La création des cellules d’urgence médico-psychologique (CUMP) en 1997 et leur médiatisation ont contribué à une prise de conscience des répercussions des événements traumatogènes sur la santé physique et mentale.
Mais, les attentats de 2015 à Paris et de 2016 à Nice « ont accéléré la dynamique de reconnaissance des psychotraumatismes et leur prise en charge, alimentée par ailleurs par les mouvements sur les violences intrafamiliales et les violences faites aux femmes, raconte Sylvie Molenda, psychologue à la CUMP de Lille, membre du Centre national de ressources et de résilience (CN2R) et membre d’un des groupes de travail de la Haute Autorité de santé (HAS). La création du CN2R en 2019 en atteste. »
« On observe une dynamique depuis 2015 pour faire converger l’ensemble de ces questions et les traiter par un réseau de spécialistes de ces différents types de situation, et développer l’offre de soins », ajoute le Pr Thierry Baubet, psychiatre et référent scientifique du CN2R.
C’est dans ce contexte que la HAS, saisie par la direction générale de la santé (DGS) et la direction générale de l’offre de soins (DGOS), a initié dès 2017 des travaux en vue de l’élaboration de recommandations pour le repérage, le diagnostic et la prise en charge du psychotraumatisme chez le bébé, l’enfant et l’adulte.
Syndrome psychotraumatique ou TSPT ?
« Le terme de syndrome psychotraumatique est employé de manière générique : soit le tableau clinique n’est pas complet et ne permet pas de poser le diagnostic de trouble de stress post-traumatique (TSPT) tel que défini dans la CIM-11 (Classification internationale des maladies) ou le DSM-5 (Manuel diagnostique et statistique et des troubles mentaux), soit le TSPT n’est qu’une conséquence en termes de santé mentale parmi d’autres liées aux traumatismes répétés », explique Sylvie Molenda.
Selon le DSM-5, toute situation qui implique « une mort effective, une menace de mort, une blessure grave ou des violences sexuelles » est considérée comme traumatogène avec comme conséquence potentielle un psychotraumatisme ou un syndrome psychotraumatique.

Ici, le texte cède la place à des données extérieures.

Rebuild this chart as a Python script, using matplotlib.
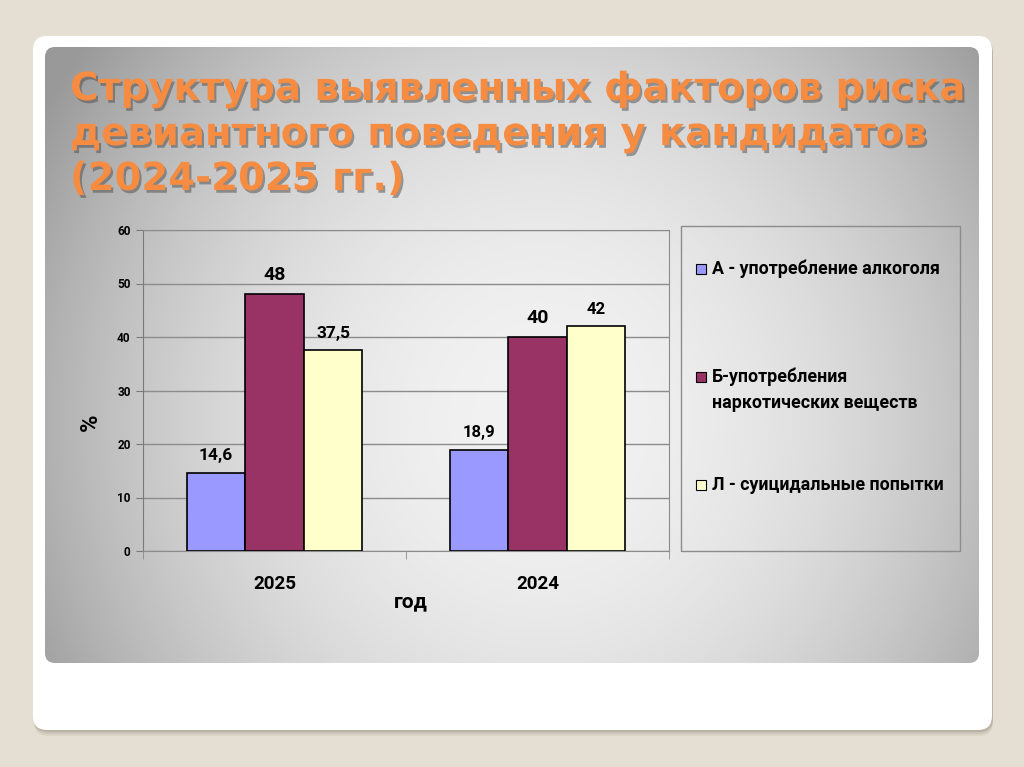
import numpy as np
import matplotlib
matplotlib.use("Agg")
import matplotlib.pyplot as plt
from matplotlib.patches import FancyBboxPatch, Rectangle
import matplotlib.patheffects as pe

# data
years = ['2025', '2024']
series_names = ['А - употребление алкоголя',
                'Б-употребления\nнаркотических веществ',
                'Л - суицидальные попытки']
alcohol = [14.6, 18.9]
drugs = [48, 40]
suicide = [37.5, 42]
title_lines = ['Структура выявленных факторов риска',
               'девиантного поведения у кандидатов',
               '(2024-2025 гг.)']

colors = ['#9999ff', '#993366', '#ffffcc']
label_sizes = [[12.5, 12], [14, 14], [12.5, 12]]   # per series, per year
W, H = 1024, 767

plt.rcParams['font.family'] = ['Roboto', 'DejaVu Sans']

fig = plt.figure(figsize=(W / 100, H / 100), dpi=100)
fig.patch.set_facecolor('#e5ded2')

# background: card, panel with radial gradient
bg = fig.add_axes([0, 0, 1, 1])
bg.set_xlim(0, W); bg.set_ylim(H, 0); bg.axis('off')

for k, a in enumerate([0.12, 0.18, 0.3]):
    bg.add_patch(FancyBboxPatch((33 + 1, 36 + 6 - 2 * k), 959, 694,
                                boxstyle="round,pad=0,rounding_size=14",
                                fc='#8f877a', ec='none', alpha=a))
bg.add_patch(FancyBboxPatch((33, 36), 959, 694, boxstyle="round,pad=0,rounding_size=14",
                            fc='white', ec='none'))

px0, py0, px1, py1 = 45, 47, 979, 663
panel = FancyBboxPatch((px0, py0), px1 - px0, py1 - py0,
                       boxstyle="round,pad=0,rounding_size=10", fc='none', ec='none')
bg.add_patch(panel)
gx, gy = np.meshgrid(np.linspace(px0, px1, 400), np.linspace(py0, py1, 300))
r2 = ((gx - 540) / 560) ** 2 + ((gy - 420) / 600) ** 2
val = np.clip(0.95 - 0.33 * r2, 0.6, 1)
img = bg.imshow(np.dstack([val, val, val]), extent=(px0, px1, py1, py0),
                origin='upper', aspect='auto', interpolation='bilinear', zorder=2)
img.set_clip_path(panel)
bg.set_xlim(0, W); bg.set_ylim(H, 0)

for i, line in enumerate(title_lines):
    bg.text(70, 100 + 45 * i, line, fontsize=27.8, fontweight='bold',
            family='DejaVu Sans', color='#f68c42', va='baseline', ha='left', zorder=3,
            path_effects=[pe.withSimplePatchShadow(offset=(1.5, -2),
                                                   shadow_rgbFace='#4a4a4a', alpha=0.5)])

# chart
ax = fig.add_axes([143 / W, 1 - 551 / H, 526 / W, 321 / H])
ax.patch.set_alpha(0)
x = np.arange(len(years))
width = 0.2225
data = [alcohol, drugs, suicide]
for j, vals in enumerate(data):
    bars = ax.bar(x + (j - 1) * width, vals, width, color=colors[j],
                  edgecolor='black', linewidth=1.2, zorder=3)
    for b, v, fs in zip(bars, vals, label_sizes[j]):
        ax.annotate(f'{v:g}'.replace('.', ','), (b.get_x() + b.get_width() / 2, v),
                    xytext=(0, 7), textcoords='offset points', ha='center',
                    va='bottom', fontsize=fs, fontweight='bold')

ax.set_ylim(0, 60)
ax.set_xlim(-0.5, len(years) - 0.5)
ax.set_yticks(range(0, 61, 10))
ax.yaxis.grid(True, color='#8c8c8c', linewidth=1, zorder=0)
ax.set_axisbelow(True)
for s in ax.spines.values():
    s.set_color('#8c8c8c')
ax.spines['left'].set_color('#7a7a7a')
ax.tick_params(axis='y', labelsize=8.5, length=5, color='#7a7a7a', pad=4)
for t in ax.get_yticklabels():
    t.set_fontweight('bold')
ax.set_xticks(x)
ax.set_xticklabels(years, fontsize=13.5, fontweight='bold')
ax.set_xticks(np.arange(-0.5, len(years)), minor=True)
ax.tick_params(axis='x', which='major', length=0, pad=17)
ax.tick_params(axis='x', which='minor', length=6, color='#8c8c8c')
ax.set_xlabel('год', fontsize=15, fontweight='bold')
ax.xaxis.set_label_coords(0.51, -0.13)
ax.set_ylabel('%', fontsize=17, fontweight='bold')
ax.yaxis.set_label_coords(-0.078, 0.4)

# legend
bg.add_patch(Rectangle((681, 226), 279, 325, fc='none', ec='#8c8c8c', lw=1, zorder=3))
for j, name in enumerate(series_names):
    yc = 269 + 108 * j
    bg.add_patch(Rectangle((696, yc - 5), 10, 10, fc=colors[j], ec='black', lw=0.8, zorder=3))
    bg.text(712, yc - 10 if '\n' in name else yc, name, fontsize=12.8, fontweight='bold',
            va='top' if '\n' in name else 'center', ha='left', linespacing=1.6, zorder=3)

fig.savefig('out.png', dpi=100, facecolor=fig.get_facecolor())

Parmi ces traumatismes, le TSPT est défini par quatre types de symptômes : la reviviscence ou le syndrome intrusif, l’hypervigilance/hyperréactivité, l’évitement, les altérations négatives persistantes au plan cognitif et de l’humeur.
Quand les séquelles psychotraumatiques sont laissées par un événement traumatogène unique, le TSPT est désigné comme « simple », « sans que cela ne préjuge de la gravité du trouble », précise Sylvie Molenda. La notion de TSPT « complexe » a été développée, « depuis au moins deux décennies », pour prendre en compte la spécificité des traumatismes répétés, vécus notamment par les enfants. « Au-delà des symptômes classiques du TSPT, les victimes de traumatismes répétés vont présenter toute une série de dysfonctionnements dans la relation à l’autre et à soi-même, leur personnalité s’étant structurée autour de leur histoire traumatique », détaille la psychologue.
Près de 5 % de la population vivra un syndrome psychotraumatique
De nombreux événements peuvent être traumatogènes : les violences physiques et sexuelles, les accidents graves, les morts violentes (suicide, homicide ou accident), les catastrophes naturelles, technologiques, accidentelles, mais aussi les attentats, les violences politiques et les guerres, les déplacements forcés, les expositions traumatiques professionnelles ou encore les situations de harcèlement institutionnelles, scolaires, professionnelles. Selon la lettre de cadrage de la HAS, « les syndromes psychotraumatiques, complets ou partiels, toucheraient en France 4,6 % de la population générale », le TSPT concernant entre 1 et 2 % de la population.
L’enjeu des recommandations est ainsi de proposer une prise en charge globale : médicale (somatique et psychiatrique), psychologique, sociale et juridique. Pour l’heure, les pratiques s’appuient sur plusieurs méta-analyses et guides internationaux. « Les plus récentes sont convergentes autour des thérapies comportementales et cognitives (TCC) centrées sur le trauma et sur l’EMDR (Eye Movement Desensitization and Reprocessing ou intégration neuro-émotionnelle par les mouvements oculaires, NDLR), mise au point par Francine Shapiro à partir de 1987 », rappelle Sylvie Molenda.
Les recommandations, attendues pour le troisième trimestre de 2022, visent également à instaurer une prise en charge la plus précoce possible et à « améliorer la coordination des structures existantes et organiser le travail en réseau », via les centres régionaux du psychotraumatisme, en cours de reconnaissance par le ministère de la Santé (au nombre de 10 en 2020) et coordonnés par le CN2R, indique la HAS.